◆ Request ◆
The records below must be transcribed exactly. Do not include the pictures.

◆ Exercise material ◆
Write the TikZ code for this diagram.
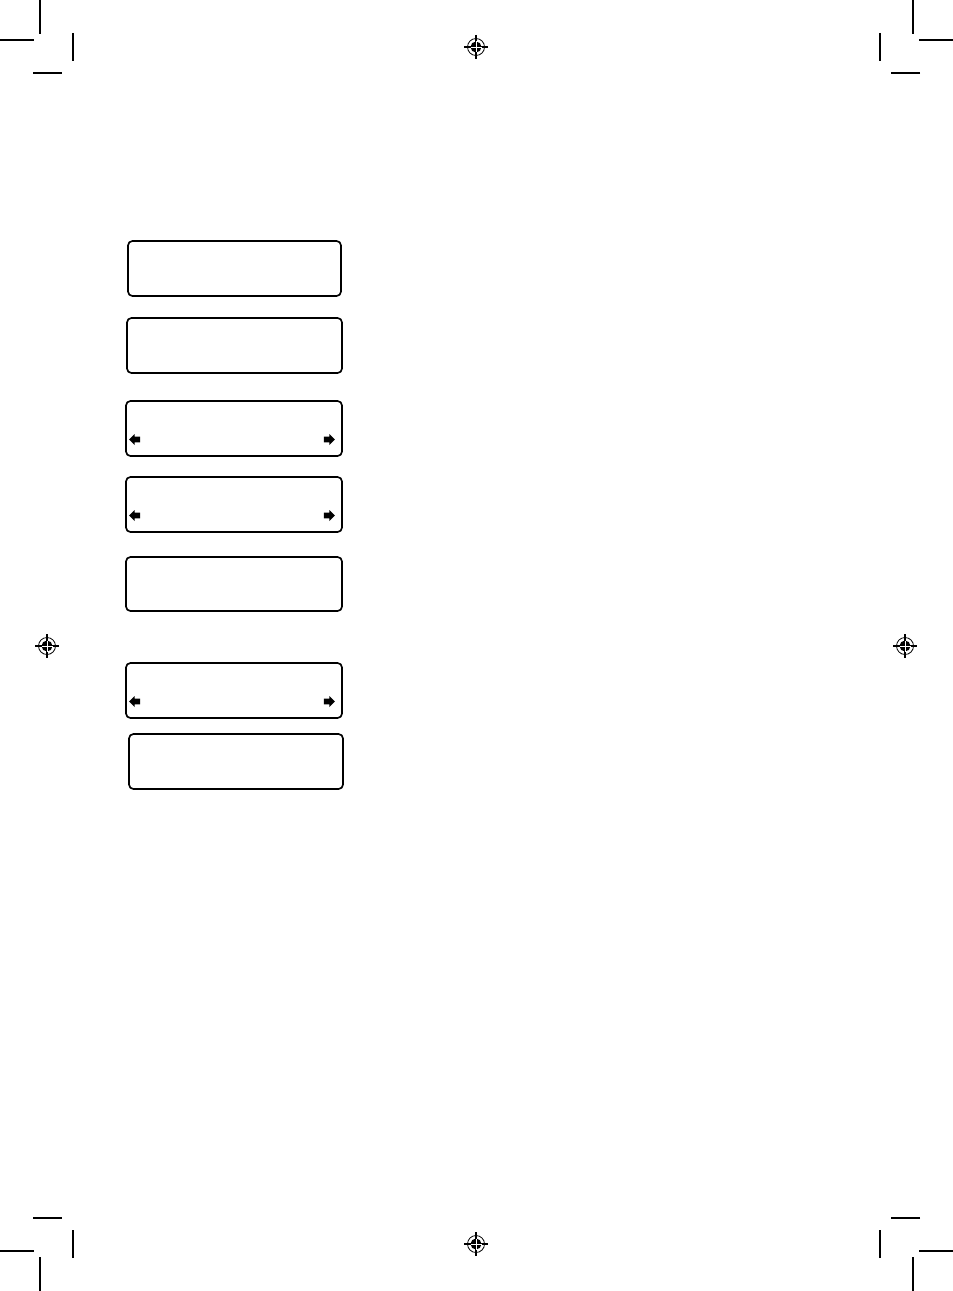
\documentclass[tikz,border=0pt]{standalone}
\usepackage{tikz}
\usetikzlibrary{positioning,calc}
\tikzset{
	lcd/.style={draw,line width=0.95pt,rounded corners=2.5pt,inner sep=0pt,
		minimum height=1.1cm,minimum width=4.3cm},
	lcdarrow/.pic={
		\fill (-5.5,-2.8) -- (0,-2.8) -- (0,-5.5) -- (5.5,0) -- (0,5.5)
			-- (0,2.8) -- (-5.5,2.8) -- cycle;
	},
	crop/.style={line width=0.6pt},
	regmark/.pic={
		\draw[line width=0.45pt] (0,0) circle (8.5);
		\fill (0,0) circle (5.5);
		\draw[line width=0.6pt] (-12,0) -- (12,0) (0,-12) -- (0,12);
		\draw[white,line width=0.5pt] (-5.5,0) -- (5.5,0) (0,-5.5) -- (0,5.5);
	}
}
\begin{document}
\begin{tikzpicture}[x=0.02cm,y=-0.02cm]
      \useasboundingbox (0,0) rectangle (953,1291);
      % crop marks
      \foreach \mx/\my in {1/1,-1/1,1/-1,-1/-1} {
        \begin{scope}[shift={(476.5,645.5)},xscale=\mx,yscale=\my,shift={(-476.5,-645.5)}]
          \draw[crop] (40,0) -- (40,34) (0,40) -- (34,40);
          \draw[crop] (73,33) -- (73,61) (33,73) -- (62,73);
        \end{scope}
      }
      % registration marks
      \pic at (476,47) {regmark};
      \pic at (47,646) {regmark};
      \pic at (905,646) {regmark};
      \pic at (476,1244) {regmark};
      % display boxes
      \node [lcd,minimum width=4.26cm] (d1) at (234.5,268.5) {};
      \node [lcd] (d2) at (234.5,345.5) {};
      \node [lcd,minimum width=4.32cm] (d3) at (234,428.5) {};
      \node [lcd,minimum width=4.32cm] (d4) at (234,504.5) {};
      \node [lcd,minimum width=4.32cm,minimum height=1.08cm] (d5) at (234,584) {};
      \node [lcd,minimum width=4.32cm] (d6) at (234,690.5) {};
      \node [lcd,minimum width=4.28cm] (d7) at (236,761.5) {};
      \foreach \d in {d3,d4,d6} {
        \pic [xscale=-1] (\d l) at ($(\d.west)+(9.5,11)$) {lcdarrow};
        \pic (\d r) at ($(\d.east)+(-13.5,11)$) {lcdarrow};
      }
   \end{tikzpicture}
\end{document}
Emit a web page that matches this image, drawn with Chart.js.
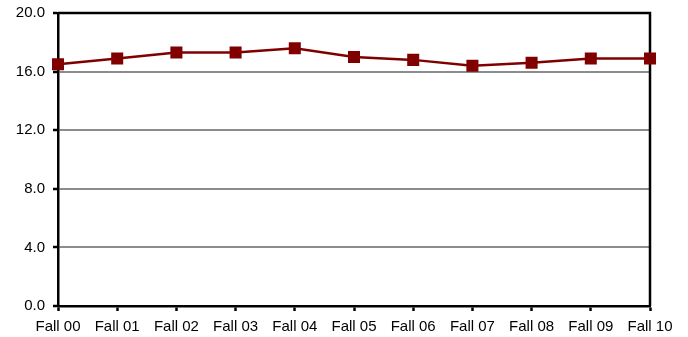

◆ Response to the exercise ◆
Write the TikZ code for this diagram.
\documentclass[tikz,border=0pt]{standalone}
\usepackage{tikz}
\usetikzlibrary{positioning,calc}
\tikzset{
	lcd/.style={draw,line width=0.95pt,rounded corners=2.5pt,inner sep=0pt,
		minimum height=1.1cm,minimum width=4.3cm},
	lcdarrow/.pic={
		\fill (-5.5,-2.8) -- (0,-2.8) -- (0,-5.5) -- (5.5,0) -- (0,5.5)
			-- (0,2.8) -- (-5.5,2.8) -- cycle;
	},
	crop/.style={line width=0.6pt},
	regmark/.pic={
		\draw[line width=0.45pt] (0,0) circle (8.5);
		\fill (0,0) circle (5.5);
		\draw[line width=0.6pt] (-12,0) -- (12,0) (0,-12) -- (0,12);
		\draw[white,line width=0.5pt] (-5.5,0) -- (5.5,0) (0,-5.5) -- (0,5.5);
	}
}
\begin{document}
\begin{tikzpicture}[x=0.02cm,y=-0.02cm]
      \useasboundingbox (0,0) rectangle (953,1291);
      % crop marks
      \foreach \mx/\my in {1/1,-1/1,1/-1,-1/-1} {
        \begin{scope}[shift={(476.5,645.5)},xscale=\mx,yscale=\my,shift={(-476.5,-645.5)}]
          \draw[crop] (40,0) -- (40,34) (0,40) -- (34,40);
          \draw[crop] (73,33) -- (73,61) (33,73) -- (62,73);
        \end{scope}
      }
      % registration marks
      \pic at (476,47) {regmark};
      \pic at (47,646) {regmark};
      \pic at (905,646) {regmark};
      \pic at (476,1244) {regmark};
      % display boxes
      \node [lcd,minimum width=4.26cm] (d1) at (234.5,268.5) {};
      \node [lcd] (d2) at (234.5,345.5) {};
      \node [lcd,minimum width=4.32cm] (d3) at (234,428.5) {};
      \node [lcd,minimum width=4.32cm] (d4) at (234,504.5) {};
      \node [lcd,minimum width=4.32cm,minimum height=1.08cm] (d5) at (234,584) {};
      \node [lcd,minimum width=4.32cm] (d6) at (234,690.5) {};
      \node [lcd,minimum width=4.28cm] (d7) at (236,761.5) {};
      \foreach \d in {d3,d4,d6} {
        \pic [xscale=-1] (\d l) at ($(\d.west)+(9.5,11)$) {lcdarrow};
        \pic (\d r) at ($(\d.east)+(-13.5,11)$) {lcdarrow};
      }
   \end{tikzpicture}
\end{document}
Emit a web page that matches this image, drawn with Chart.js.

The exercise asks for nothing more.